WHAT TO WORK ON: Count the lines in the data below where the string "with" occurs, please, and give the number alone.
··· DATA LINES
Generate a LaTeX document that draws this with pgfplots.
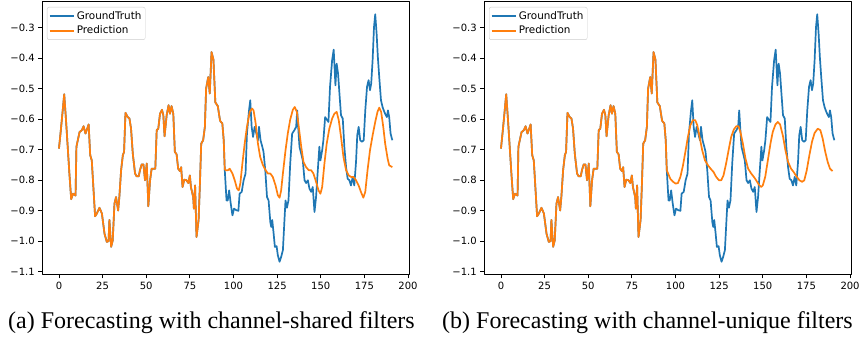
\documentclass[border=0pt]{standalone}
\usepackage{pgfplots}
\usepackage{pgfplotstable}
\pgfplotsset{compat=1.18}
\usepackage{fontspec}
\setmainfont{Liberation Serif}
\newfontfamily\dejavu{DejaVu Sans}
\definecolor{mplblue}{HTML}{1F77B4}
\definecolor{mplorange}{HTML}{FF7F0E}

\pgfplotstableread{
x y
0 -0.696
1 -0.64
2 -0.58
3 -0.518
4 -0.60
5 -0.69
6 -0.78
7 -0.862
8 -0.844
9.5 -0.85
10 -0.69
11.8 -0.642
13.1 -0.636
14.1 -0.623
15.2 -0.647
17 -0.617
17.9 -0.718
18.8 -0.735
20.7 -0.918
21.7 -0.909
23.2 -0.89
24.6 -0.909
26.1 -0.975
27.4 -1.002
28.4 -0.999
28.9 -0.93
29.9 -1.018
30.8 -0.997
31.8 -0.876
32.7 -0.855
33.9 -0.899
34.6 -0.855
35.6 -0.767
36.6 -0.718
37.3 -0.707
38.1 -0.579
39.4 -0.593
40.4 -0.598
41.3 -0.631
42.3 -0.713
43.6 -0.778
44.5 -0.787
45.7 -0.787
46.4 -0.767
47.4 -0.748
48.4 -0.748
49.3 -0.80
50.3 -0.745
51.2 -0.885
52.2 -0.80
53.1 -0.762
55.2 -0.762
56 -0.636
56.9 -0.631
57.9 -0.582
59 -0.569
59.8 -0.587
60.5 -0.656
61.7 -0.587
62.8 -0.554
63.6 -0.582
64.5 -0.557
65.5 -0.582
66.4 -0.707
67.4 -0.715
68.3 -0.762
69.3 -0.77
70 -0.757
70.8 -0.822
71.8 -0.798
73.1 -0.80
74.1 -0.809
75 -0.784
75.6 -0.822
76.9 -0.855
77.3 -0.893
78 -0.817
78.8 -0.986
80 -0.93
80.7 -0.822
81.5 -0.68
82.6 -0.669
83.6 -0.625
84.3 -0.50
85.5 -0.462
86.4 -0.516
87.4 -0.38
88.5 -0.405
89.6 -0.545
91 -0.557
92.3 -0.605
93.6 -0.614
94.4 -0.669
95 -0.767
}\commontab

\pgfplotstableread{
x y
95 -0.767
96 -0.866
96.7 -0.866
97.5 -0.833
98.4 -0.876
99.4 -0.915
100.3 -0.893
101.6 -0.898
102.8 -0.90
103.5 -0.844
104.7 -0.838
105.8 -0.80
106.9 -0.778
107.7 -0.647
108.9 -0.571
109.6 -0.538
110.4 -0.625
111.2 -0.658
112.1 -0.625
113.1 -0.647
114 -0.669
114.6 -0.625
115.5 -0.669
116.5 -0.69
117.2 -0.707
118.2 -0.767
119.2 -0.855
120.1 -0.866
121.1 -0.937
121.6 -0.953
122.2 -0.93
123 -0.975
123.7 -1.018
124.7 -1.016
125.4 -1.046
126.4 -1.067
127.3 -1.051
128.3 -1.029
129.2 -0.93
129.8 -0.866
130.6 -0.89
131.5 -0.866
132.5 -0.745
133.6 -0.647
134.9 -0.636
135.9 -0.625
136.5 -0.571
137 -0.62
137.8 -0.69
138.8 -0.713
139.7 -0.735
140.7 -0.80
141.6 -0.809
142.6 -0.80
143.5 -0.827
144.5 -0.838
145.4 -0.822
146.4 -0.904
147.3 -0.855
148.3 -0.767
149.2 -0.69
149.8 -0.735
150.8 -0.702
151.5 -0.669
152.5 -0.593
153.4 -0.601
154.4 -0.609
155.3 -0.494
156.5 -0.407
157.4 -0.372
158.4 -0.489
159.1 -0.418
159.9 -0.45
160.7 -0.516
161.6 -0.587
162.6 -0.598
163.5 -0.69
164.5 -0.757
165.4 -0.795
166.4 -0.80
167.3 -0.817
168.3 -0.789
169.2 -0.817
170.2 -0.74
170.9 -0.653
171.7 -0.625
172.6 -0.669
173.6 -0.674
174.6 -0.669
175.5 -0.571
176.5 -0.494
177.4 -0.472
178.2 -0.505
178.9 -0.483
179.7 -0.407
180.5 -0.298
181.2 -0.256
182 -0.32
182.7 -0.396
183.5 -0.462
184.5 -0.538
185.4 -0.56
186.4 -0.576
187.3 -0.587
187.9 -0.593
188.5 -0.571
189.2 -0.593
190 -0.647
191 -0.669
}\gtrest

\pgfplotstableread{
x y
95 -0.767
96.9 -0.767
97.8 -0.762
99.4 -0.778
100.7 -0.80
102 -0.827
103 -0.833
103.9 -0.811
105.1 -0.745
106.4 -0.68
107.7 -0.625
109.3 -0.576
110.6 -0.565
111.5 -0.571
112.7 -0.614
114 -0.68
115.3 -0.724
116.9 -0.751
118.4 -0.767
119.7 -0.778
121.1 -0.778
122.5 -0.789
124.1 -0.817
125.4 -0.849
126.4 -0.857
127.3 -0.833
128.3 -0.778
129.8 -0.702
131.1 -0.647
132.5 -0.601
134 -0.569
135.1 -0.56
136.3 -0.576
137.4 -0.625
138.8 -0.69
140.1 -0.74
141.6 -0.757
143.1 -0.767
144.5 -0.767
145.8 -0.778
147.3 -0.805
148.7 -0.833
149.8 -0.844
150.8 -0.822
152.1 -0.745
153.4 -0.68
154.9 -0.631
156.5 -0.598
157.8 -0.582
159.1 -0.576
160.3 -0.603
161.6 -0.658
163 -0.724
164.5 -0.767
166 -0.784
167.3 -0.789
168.7 -0.789
170.2 -0.80
171.7 -0.817
173 -0.838
174.4 -0.857
175.5 -0.838
176.8 -0.767
178.2 -0.702
179.7 -0.653
181.2 -0.609
182.5 -0.576
183.5 -0.562
184.6 -0.576
185.8 -0.625
186.9 -0.68
188.3 -0.729
189.2 -0.751
191 -0.757
}\parest

\pgfplotstableread{
x y
95 -0.767
97 -0.795
98.6 -0.805
100.1 -0.811
101.4 -0.809
102.8 -0.789
104.3 -0.751
105.8 -0.702
107.1 -0.658
108.5 -0.62
110 -0.603
111.3 -0.603
112.5 -0.62
113.8 -0.658
115.3 -0.702
116.9 -0.735
118.6 -0.751
120.1 -0.762
121.8 -0.773
123.3 -0.789
124.9 -0.80
126.2 -0.80
127.5 -0.784
129 -0.745
130.6 -0.696
131.9 -0.658
133.4 -0.634
134.8 -0.623
136.1 -0.623
137.2 -0.642
138.6 -0.68
140.1 -0.729
141.6 -0.762
143.4 -0.778
144.9 -0.789
146.2 -0.80
147.7 -0.814
149.1 -0.822
150 -0.817
151.4 -0.789
152.9 -0.735
154.4 -0.68
155.7 -0.642
157.3 -0.617
158.6 -0.609
159.9 -0.617
161.5 -0.653
163 -0.702
164.5 -0.74
166.2 -0.762
167.7 -0.773
169.5 -0.789
171 -0.80
172.5 -0.805
173.8 -0.80
175.2 -0.767
176.7 -0.718
178.2 -0.674
179.7 -0.645
181.5 -0.631
183 -0.636
184.3 -0.663
185.8 -0.707
187.2 -0.74
188.5 -0.762
190 -0.77
}\pbrest

\pgfplotsset{
  panel/.style={
    scale only axis,
    width=366.7pt, height=272.6pt,
    xmin=-9.55, xmax=200.55, ymin=-1.108, ymax=-0.215,
    xtick={0,25,50,75,100,125,150,175,200},
    ytick={-1.1,-1.0,-0.9,-0.8,-0.7,-0.6,-0.5,-0.4,-0.3},
    yticklabels={−1.1,−1.0,−0.9,−0.8,−0.7,−0.6,−0.5,−0.4,−0.3},
    /pgf/number format/assume math mode=true,
    tick align=outside, tick pos=left,
    major tick length=4pt,
    axis line style={line width=0.8pt, black},
    every tick/.style={line width=0.8pt, black},
    tick label style={font=\dejavu\fontsize{10}{12}\selectfont, text=black},
    legend style={at={(0,1)}, anchor=north west, xshift=4.7pt, yshift=-5.3pt,
      draw=black!20, rounded corners=2pt, fill=white, fill opacity=0.8, text opacity=1,
      font=\dejavu\fontsize{10.4}{12}\selectfont, inner xsep=1.5pt, inner ysep=2pt, row sep=0.5pt,
      nodes={inner sep=2.3pt}},
    legend cell align=left,
    line join=round,
  },
  gtline/.style={mplblue, line width=1.7pt,
    legend image code/.code={\draw[##1, line width=1.8pt] (0pt,0pt) -- (24pt,0pt);}},
  prline/.style={mplorange, line width=1.7pt,
    legend image code/.code={\draw[##1, line width=1.8pt] (0pt,0pt) -- (24pt,0pt);}},
}

\begin{document}
\begin{tikzpicture}
\path[use as bounding box] (0pt,0pt) rectangle (860pt,339pt);
\begin{axis}[panel, at={(42.3pt,64.7pt)}, anchor=south west]
\addplot[gtline, forget plot] table[x=x,y=y] {\commontab};
\addplot[gtline] table[x=x,y=y] {\gtrest};
\addlegendentry{GroundTruth}
\addplot[prline, forget plot] table[x=x,y=y] {\commontab};
\addplot[prline] table[x=x,y=y] {\parest};
\addlegendentry{Prediction}
\end{axis}
\begin{axis}[panel, at={(484.3pt,64.7pt)}, anchor=south west]
\addplot[gtline, forget plot] table[x=x,y=y] {\commontab};
\addplot[gtline] table[x=x,y=y] {\gtrest};
\addlegendentry{GroundTruth}
\addplot[prline, forget plot] table[x=x,y=y] {\commontab};
\addplot[prline] table[x=x,y=y] {\pbrest};
\addlegendentry{Prediction}
\end{axis}
\node[anchor=base, font=\fontsize{24}{28}\selectfont, inner sep=0pt] at (211.5pt,10pt) {(a) Forecasting with channel-shared filters};
\node[anchor=base, font=\fontsize{24}{28}\selectfont, inner sep=0pt] at (647.5pt,10pt) {(b) Forecasting with channel-unique filters};
\end{tikzpicture}
\end{document}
······
SOLUTION BELOW: 3